Rev. J. S. Boles was responsible for the church being in its present location. “There are enough of us to tear down the old church and build a new one.” Donations of materials, labor, and money came from members and others in the community. On May 26, 1922, the present building was dedicated with an all-day meeting and basket dinner on the grounds.

Among Zion’s membership, several men have been called to the ministry, including the Reverends Herbert Baker, Williams C. Johnson, Wilfred David, Jr., Wayne Davis, Stephen Davis, and Douglas Johnson.

Several phase of addition, rebuilding and remodeling have been completed through the membership effort and the help of Almighty God. Since 1972, a baptismal pool, stained glass windows, carpeting, new furnace and air conditioning, a basement lounge, and handicapped accessibility have all been added.

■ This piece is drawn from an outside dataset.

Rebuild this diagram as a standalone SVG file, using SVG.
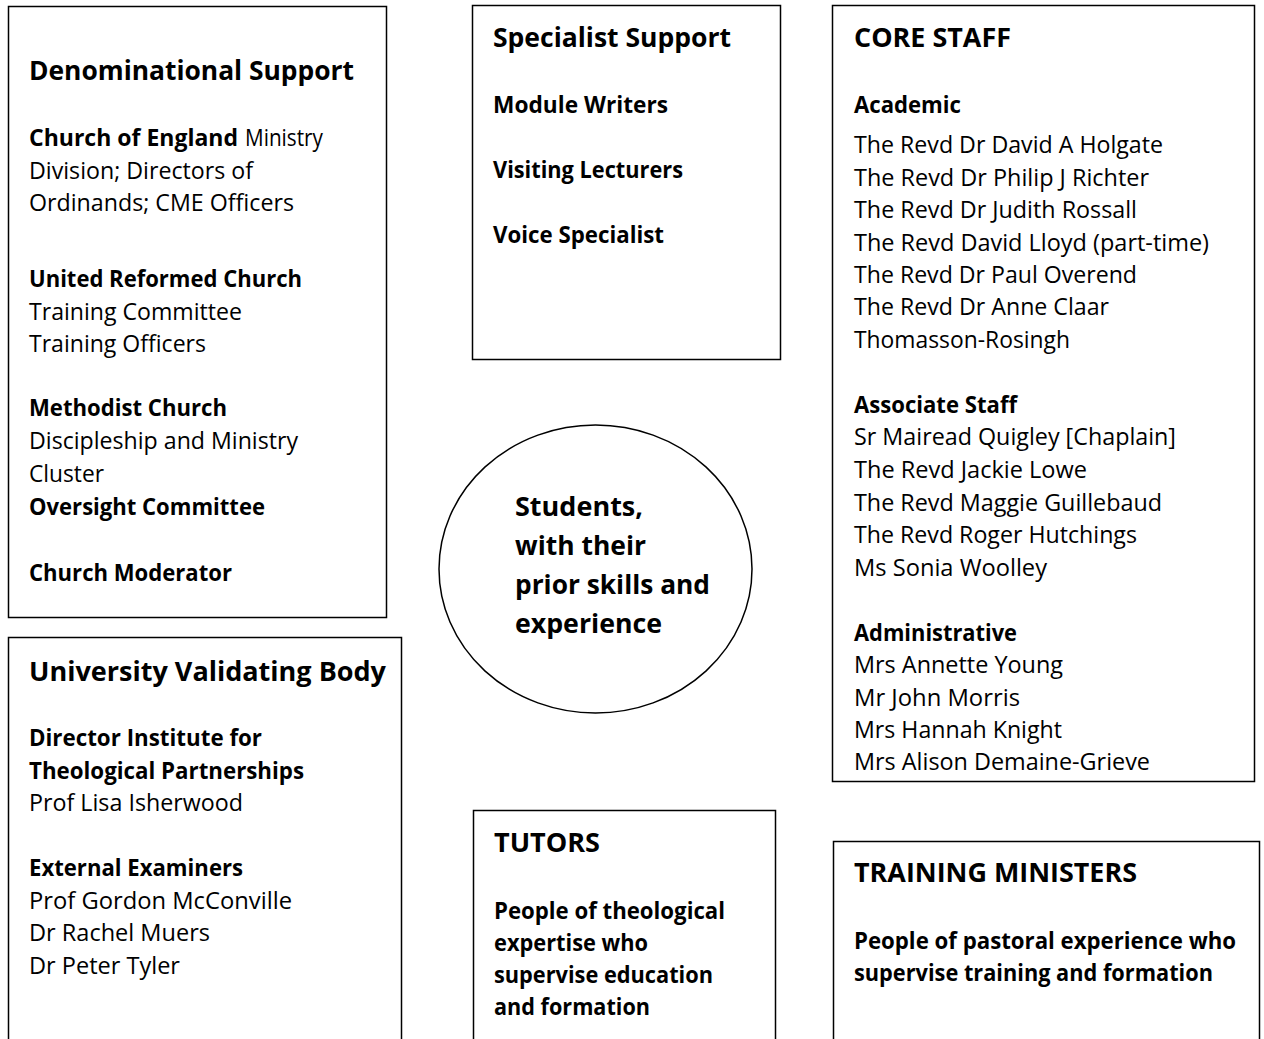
<svg xmlns="http://www.w3.org/2000/svg" width="1264" height="1039" viewBox="0 0 1264 1039">
  <style>
    .box { fill: #fff; stroke: #000; stroke-width: 1.5; }
    text { font-family: "Open Sans", "Liberation Sans", sans-serif; fill: #000; }
    .h { font-size: 26px; font-weight: 700; }
    .sb { font-size: 23px; font-weight: 700; }
    .t { font-size: 23px; font-weight: 400; }
    .lb { font-size: 23.5px; font-weight: 700; }
    .c { font-size: 27px; font-weight: 700; }
  </style>
  <rect width="1264" height="1039" fill="#fff"/>

  <!-- Denominational Support -->
  <g id="denominational-support">
    <rect class="box" x="8.5" y="6.5" width="378" height="611"/>
    <text class="h" x="29" y="80" textLength="325" lengthAdjust="spacingAndGlyphs">Denominational Support</text>
    <text class="sb" x="29" y="146" textLength="209" lengthAdjust="spacingAndGlyphs">Church of England</text>
    <text class="t" x="245" y="146" textLength="78" lengthAdjust="spacingAndGlyphs">Ministry</text>
    <text class="t" x="29" y="179" textLength="224" lengthAdjust="spacingAndGlyphs">Division; Directors of</text>
    <text class="t" x="29" y="211" textLength="265" lengthAdjust="spacingAndGlyphs">Ordinands; CME Officers</text>
    <text class="sb" x="29" y="287" textLength="273" lengthAdjust="spacingAndGlyphs">United Reformed Church</text>
    <text class="t" x="29" y="320" textLength="213" lengthAdjust="spacingAndGlyphs">Training Committee</text>
    <text class="t" x="29" y="352" textLength="177" lengthAdjust="spacingAndGlyphs">Training Officers</text>
    <text class="sb" x="29" y="416" textLength="198" lengthAdjust="spacingAndGlyphs">Methodist Church</text>
    <text class="t" x="29" y="449" textLength="269" lengthAdjust="spacingAndGlyphs">Discipleship and Ministry</text>
    <text class="t" x="29" y="482" textLength="75" lengthAdjust="spacingAndGlyphs">Cluster</text>
    <text class="sb" x="29" y="515" textLength="236" lengthAdjust="spacingAndGlyphs">Oversight Committee</text>
    <text class="sb" x="29" y="581" textLength="203" lengthAdjust="spacingAndGlyphs">Church Moderator</text>
  </g>

  <!-- University Validating Body -->
  <g id="university-validating-body">
    <rect class="box" x="8.5" y="637.5" width="393" height="420"/>
    <text class="h" x="29" y="681" textLength="357" lengthAdjust="spacingAndGlyphs">University Validating Body</text>
    <text class="sb" x="29" y="746" textLength="233" lengthAdjust="spacingAndGlyphs">Director Institute for</text>
    <text class="sb" x="29" y="779" textLength="275" lengthAdjust="spacingAndGlyphs">Theological Partnerships</text>
    <text class="t" x="29" y="811" textLength="214" lengthAdjust="spacingAndGlyphs">Prof Lisa Isherwood</text>
    <text class="sb" x="29" y="876" textLength="214" lengthAdjust="spacingAndGlyphs">External Examiners</text>
    <text class="t" x="29" y="909" textLength="263" lengthAdjust="spacingAndGlyphs">Prof Gordon McConville</text>
    <text class="t" x="29" y="941" textLength="181" lengthAdjust="spacingAndGlyphs">Dr Rachel Muers</text>
    <text class="t" x="29" y="974" textLength="151" lengthAdjust="spacingAndGlyphs">Dr Peter Tyler</text>
  </g>

  <!-- Specialist Support -->
  <g id="specialist-support">
    <rect class="box" x="472.5" y="5.5" width="308" height="354"/>
    <text class="h" x="493" y="47" textLength="238" lengthAdjust="spacingAndGlyphs">Specialist Support</text>
    <text class="sb" x="493" y="113" textLength="175" lengthAdjust="spacingAndGlyphs">Module Writers</text>
    <text class="sb" x="493" y="178" textLength="190" lengthAdjust="spacingAndGlyphs">Visiting Lecturers</text>
    <text class="sb" x="493" y="243" textLength="171" lengthAdjust="spacingAndGlyphs">Voice Specialist</text>
  </g>

  <!-- Students -->
  <g id="students">
    <ellipse class="box" cx="595.5" cy="569" rx="156.5" ry="144" stroke-width="1.3"/>
    <text class="c" x="515" y="516" textLength="128" lengthAdjust="spacingAndGlyphs">Students,</text>
    <text class="c" x="515" y="555" textLength="131" lengthAdjust="spacingAndGlyphs">with their</text>
    <text class="c" x="515" y="594" textLength="195" lengthAdjust="spacingAndGlyphs">prior skills and</text>
    <text class="c" x="515" y="633" textLength="147" lengthAdjust="spacingAndGlyphs">experience</text>
  </g>

  <!-- Core staff -->
  <g id="core-staff">
    <rect class="box" x="832.5" y="5.5" width="422" height="776"/>
    <text class="h" x="854" y="47" textLength="157" lengthAdjust="spacingAndGlyphs">CORE STAFF</text>
    <text class="sb" x="854" y="113" textLength="107" lengthAdjust="spacingAndGlyphs">Academic</text>
    <text class="t" x="854" y="153" textLength="309" lengthAdjust="spacingAndGlyphs">The Revd Dr David A Holgate</text>
    <text class="t" x="854" y="185.5" textLength="295" lengthAdjust="spacingAndGlyphs">The Revd Dr Philip J Richter</text>
    <text class="t" x="854" y="218" textLength="283" lengthAdjust="spacingAndGlyphs">The Revd Dr Judith Rossall</text>
    <text class="t" x="854" y="250.5" textLength="355" lengthAdjust="spacingAndGlyphs">The Revd David Lloyd (part-time)</text>
    <text class="t" x="854" y="283" textLength="283" lengthAdjust="spacingAndGlyphs">The Revd Dr Paul Overend</text>
    <text class="t" x="854" y="315" textLength="255" lengthAdjust="spacingAndGlyphs">The Revd Dr Anne Claar</text>
    <text class="t" x="854" y="347.5" textLength="216" lengthAdjust="spacingAndGlyphs">Thomasson-Rosingh</text>
    <text class="sb" x="854" y="413" textLength="163" lengthAdjust="spacingAndGlyphs">Associate Staff</text>
    <text class="t" x="854" y="445" textLength="322" lengthAdjust="spacingAndGlyphs">Sr Mairead Quigley [Chaplain]</text>
    <text class="t" x="854" y="478" textLength="233" lengthAdjust="spacingAndGlyphs">The Revd Jackie Lowe</text>
    <text class="t" x="854" y="511" textLength="308" lengthAdjust="spacingAndGlyphs">The Revd Maggie Guillebaud</text>
    <text class="t" x="854" y="543" textLength="283" lengthAdjust="spacingAndGlyphs">The Revd Roger Hutchings</text>
    <text class="t" x="854" y="576" textLength="193" lengthAdjust="spacingAndGlyphs">Ms Sonia Woolley</text>
    <text class="sb" x="854" y="641" textLength="163" lengthAdjust="spacingAndGlyphs">Administrative</text>
    <text class="t" x="854" y="673" textLength="209" lengthAdjust="spacingAndGlyphs">Mrs Annette Young</text>
    <text class="t" x="854" y="706" textLength="166" lengthAdjust="spacingAndGlyphs">Mr John Morris</text>
    <text class="t" x="854" y="738" textLength="208" lengthAdjust="spacingAndGlyphs">Mrs Hannah Knight</text>
    <text class="t" x="854" y="770" textLength="296" lengthAdjust="spacingAndGlyphs">Mrs Alison Demaine-Grieve</text>
  </g>

  <!-- Tutors -->
  <g id="tutors">
    <rect class="box" x="473.5" y="810.5" width="302" height="250"/>
    <text class="h" x="494" y="852" textLength="106" lengthAdjust="spacingAndGlyphs">TUTORS</text>
    <text class="lb" x="494" y="919" textLength="231" lengthAdjust="spacingAndGlyphs">People of theological</text>
    <text class="lb" x="494" y="951" textLength="154" lengthAdjust="spacingAndGlyphs">expertise who</text>
    <text class="lb" x="494" y="983" textLength="219" lengthAdjust="spacingAndGlyphs">supervise education</text>
    <text class="lb" x="494" y="1015" textLength="156" lengthAdjust="spacingAndGlyphs">and formation</text>
  </g>

  <!-- Training ministers -->
  <g id="training-ministers">
    <rect class="box" x="833.5" y="841.5" width="426" height="220"/>
    <text class="h" x="854" y="882" textLength="283" lengthAdjust="spacingAndGlyphs">TRAINING MINISTERS</text>
    <text class="lb" x="854" y="949" textLength="382" lengthAdjust="spacingAndGlyphs">People of pastoral experience who</text>
    <text class="lb" x="854" y="981" textLength="359" lengthAdjust="spacingAndGlyphs">supervise training and formation</text>
  </g>
</svg>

The current [winter, 2000] pastor is Rev. O. B. Ford. Rosella Porterfield has been church organist for 40 some years and is a trustee and treasurer of the building fund. George Floyd is church treasurer, a deacon, and Sunday school teacher. Ernie Arnold is a trustee and deacon. Melvin Harris is a trustee and Sunday school teacher. Mary Lou Rice is a trustee and treasurer of the Missionary Society. Jo Ann Johnson is a trustee, Vernon Porterfield and John Johnson are deacons. The choir president is Michelle Johnson, Nanette Johnson is president of the Missionary Society and teaches Sunday school. Katherine Kirtley is church secretary, Helen Kennedy is secretary to the Missionary Society. Agnes Sleet has been designated Mother of the Church. Ushers are Barbara Thomas, Katherine, Fred, and Jeana Kirtley, Sonny and Patricia Sechrest.